EXTRACTED ENTRIES -
--- begin ---
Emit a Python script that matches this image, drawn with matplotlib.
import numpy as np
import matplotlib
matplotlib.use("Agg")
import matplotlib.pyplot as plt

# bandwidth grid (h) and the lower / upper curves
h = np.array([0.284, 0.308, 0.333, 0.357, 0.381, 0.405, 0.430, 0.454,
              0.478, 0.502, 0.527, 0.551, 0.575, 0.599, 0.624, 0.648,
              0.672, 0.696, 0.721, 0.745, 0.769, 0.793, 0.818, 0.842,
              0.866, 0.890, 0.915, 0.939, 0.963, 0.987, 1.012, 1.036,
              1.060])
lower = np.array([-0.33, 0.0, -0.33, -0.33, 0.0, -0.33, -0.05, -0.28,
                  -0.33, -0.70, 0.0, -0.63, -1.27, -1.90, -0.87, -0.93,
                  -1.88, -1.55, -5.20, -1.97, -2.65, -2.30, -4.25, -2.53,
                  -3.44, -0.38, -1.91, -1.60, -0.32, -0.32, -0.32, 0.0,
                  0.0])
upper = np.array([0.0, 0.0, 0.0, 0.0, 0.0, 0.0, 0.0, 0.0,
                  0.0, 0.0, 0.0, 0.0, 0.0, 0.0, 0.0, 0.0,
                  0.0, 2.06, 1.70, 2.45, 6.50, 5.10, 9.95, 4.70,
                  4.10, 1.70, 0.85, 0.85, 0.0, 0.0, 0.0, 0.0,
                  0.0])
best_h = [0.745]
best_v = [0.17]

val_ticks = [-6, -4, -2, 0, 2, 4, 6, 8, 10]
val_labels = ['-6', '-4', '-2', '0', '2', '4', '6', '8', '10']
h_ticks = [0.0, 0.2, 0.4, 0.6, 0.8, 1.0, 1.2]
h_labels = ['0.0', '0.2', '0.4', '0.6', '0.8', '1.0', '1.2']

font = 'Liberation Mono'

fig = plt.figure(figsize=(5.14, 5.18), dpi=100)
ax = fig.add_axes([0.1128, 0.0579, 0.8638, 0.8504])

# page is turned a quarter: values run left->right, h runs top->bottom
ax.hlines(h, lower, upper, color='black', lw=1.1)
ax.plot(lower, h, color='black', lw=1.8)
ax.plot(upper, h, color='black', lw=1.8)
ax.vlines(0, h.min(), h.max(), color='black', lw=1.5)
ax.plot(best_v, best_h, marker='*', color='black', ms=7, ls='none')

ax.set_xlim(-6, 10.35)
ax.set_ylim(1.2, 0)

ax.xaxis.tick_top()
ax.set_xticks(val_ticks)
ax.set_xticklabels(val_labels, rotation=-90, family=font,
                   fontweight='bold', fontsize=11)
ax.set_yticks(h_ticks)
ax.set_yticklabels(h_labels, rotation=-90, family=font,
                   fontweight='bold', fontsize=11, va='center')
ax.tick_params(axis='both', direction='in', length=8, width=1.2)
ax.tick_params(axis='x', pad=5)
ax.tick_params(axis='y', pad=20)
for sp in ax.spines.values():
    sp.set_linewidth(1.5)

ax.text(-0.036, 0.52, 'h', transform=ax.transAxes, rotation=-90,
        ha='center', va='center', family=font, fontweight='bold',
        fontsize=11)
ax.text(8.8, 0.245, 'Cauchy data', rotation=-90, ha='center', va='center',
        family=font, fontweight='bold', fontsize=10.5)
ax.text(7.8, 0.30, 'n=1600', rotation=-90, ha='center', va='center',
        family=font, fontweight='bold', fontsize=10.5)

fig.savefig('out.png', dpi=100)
--- end ---
--- begin ---
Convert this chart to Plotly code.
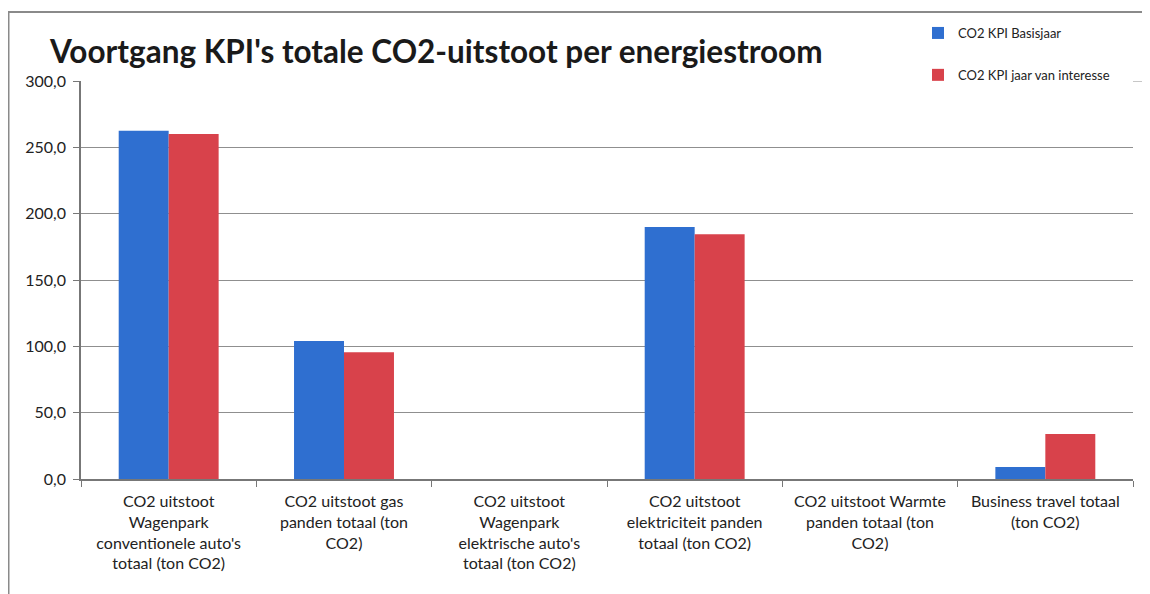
--- end ---
--- begin ---
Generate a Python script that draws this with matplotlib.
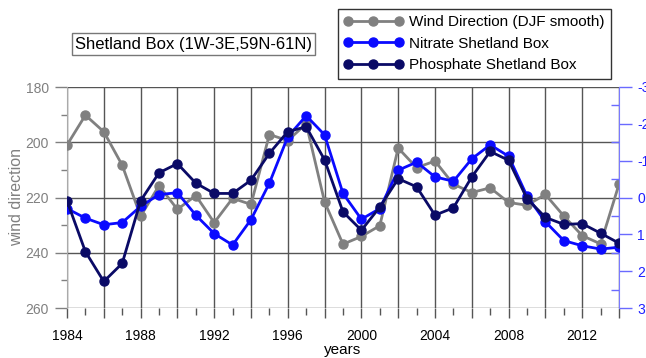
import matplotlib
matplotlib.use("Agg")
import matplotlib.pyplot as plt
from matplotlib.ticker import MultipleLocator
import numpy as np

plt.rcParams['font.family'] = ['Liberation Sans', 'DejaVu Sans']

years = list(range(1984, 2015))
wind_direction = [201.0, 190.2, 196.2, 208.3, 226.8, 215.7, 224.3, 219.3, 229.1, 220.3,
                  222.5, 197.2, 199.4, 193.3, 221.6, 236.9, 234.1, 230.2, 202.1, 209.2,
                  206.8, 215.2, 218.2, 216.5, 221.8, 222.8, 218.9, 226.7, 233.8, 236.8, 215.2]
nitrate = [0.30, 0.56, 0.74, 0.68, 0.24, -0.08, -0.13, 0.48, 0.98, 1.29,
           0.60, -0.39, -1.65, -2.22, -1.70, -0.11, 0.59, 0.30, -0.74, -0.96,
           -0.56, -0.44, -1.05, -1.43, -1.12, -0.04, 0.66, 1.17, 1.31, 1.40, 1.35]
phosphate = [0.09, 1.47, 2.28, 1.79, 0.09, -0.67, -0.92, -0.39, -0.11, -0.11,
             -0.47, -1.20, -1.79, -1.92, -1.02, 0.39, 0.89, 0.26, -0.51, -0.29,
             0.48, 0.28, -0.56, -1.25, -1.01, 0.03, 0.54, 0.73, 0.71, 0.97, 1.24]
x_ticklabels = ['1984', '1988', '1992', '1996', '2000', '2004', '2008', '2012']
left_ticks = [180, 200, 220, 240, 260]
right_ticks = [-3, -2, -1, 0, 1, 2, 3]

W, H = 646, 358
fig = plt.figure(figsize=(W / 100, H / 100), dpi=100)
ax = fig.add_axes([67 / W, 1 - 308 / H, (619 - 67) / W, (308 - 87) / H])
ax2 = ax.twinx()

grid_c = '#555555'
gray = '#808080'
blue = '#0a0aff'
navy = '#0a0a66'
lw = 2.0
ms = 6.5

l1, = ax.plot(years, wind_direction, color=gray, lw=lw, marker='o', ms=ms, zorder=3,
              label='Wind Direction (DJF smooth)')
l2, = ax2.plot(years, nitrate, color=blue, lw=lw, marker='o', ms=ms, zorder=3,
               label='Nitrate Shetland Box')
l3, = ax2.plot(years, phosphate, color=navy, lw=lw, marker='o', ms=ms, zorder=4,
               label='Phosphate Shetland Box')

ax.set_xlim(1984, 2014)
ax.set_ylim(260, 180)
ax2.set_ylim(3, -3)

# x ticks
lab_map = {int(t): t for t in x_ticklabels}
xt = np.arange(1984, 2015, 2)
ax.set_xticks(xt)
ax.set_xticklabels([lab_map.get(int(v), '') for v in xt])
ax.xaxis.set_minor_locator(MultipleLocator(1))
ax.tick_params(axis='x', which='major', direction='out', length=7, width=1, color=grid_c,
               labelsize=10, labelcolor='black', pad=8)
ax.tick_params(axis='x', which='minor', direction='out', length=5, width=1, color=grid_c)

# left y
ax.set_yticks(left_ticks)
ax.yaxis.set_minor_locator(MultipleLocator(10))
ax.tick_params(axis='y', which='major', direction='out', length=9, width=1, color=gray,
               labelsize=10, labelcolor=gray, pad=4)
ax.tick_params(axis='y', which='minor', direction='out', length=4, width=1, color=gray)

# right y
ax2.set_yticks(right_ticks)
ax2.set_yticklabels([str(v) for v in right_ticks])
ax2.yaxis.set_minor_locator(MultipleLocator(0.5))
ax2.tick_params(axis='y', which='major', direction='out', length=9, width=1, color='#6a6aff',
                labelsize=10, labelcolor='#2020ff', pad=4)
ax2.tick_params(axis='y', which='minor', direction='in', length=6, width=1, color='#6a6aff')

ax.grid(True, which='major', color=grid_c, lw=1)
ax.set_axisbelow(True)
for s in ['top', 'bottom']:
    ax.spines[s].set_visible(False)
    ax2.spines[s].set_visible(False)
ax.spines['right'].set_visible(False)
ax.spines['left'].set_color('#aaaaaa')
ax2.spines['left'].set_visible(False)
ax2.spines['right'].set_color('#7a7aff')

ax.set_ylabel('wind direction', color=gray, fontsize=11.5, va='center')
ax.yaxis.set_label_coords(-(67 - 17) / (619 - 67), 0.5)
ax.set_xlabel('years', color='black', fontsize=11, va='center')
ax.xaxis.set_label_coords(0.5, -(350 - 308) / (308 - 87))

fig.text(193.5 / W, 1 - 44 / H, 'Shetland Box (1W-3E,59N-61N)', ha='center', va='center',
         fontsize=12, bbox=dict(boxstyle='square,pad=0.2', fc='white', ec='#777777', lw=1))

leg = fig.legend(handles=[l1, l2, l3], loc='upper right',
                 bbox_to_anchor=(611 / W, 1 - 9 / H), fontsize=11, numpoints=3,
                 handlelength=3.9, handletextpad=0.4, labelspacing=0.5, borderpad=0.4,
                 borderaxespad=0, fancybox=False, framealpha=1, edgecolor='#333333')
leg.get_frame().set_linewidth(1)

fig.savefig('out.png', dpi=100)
--- end ---
YOUR OBJECTIVE - The lines to reproduce run from the one above containing "Generate a Python" through the one containing "plt.rcParams['font.family'] = ['Liberation". Copy them exactly and leave out all pictures.

FULL RESPONSE -
Generate a Python script that draws this with matplotlib.
import matplotlib
matplotlib.use("Agg")
import matplotlib.pyplot as plt
from matplotlib.ticker import MultipleLocator
import numpy as np

plt.rcParams['font.family'] = ['Liberation Sans', 'DejaVu Sans']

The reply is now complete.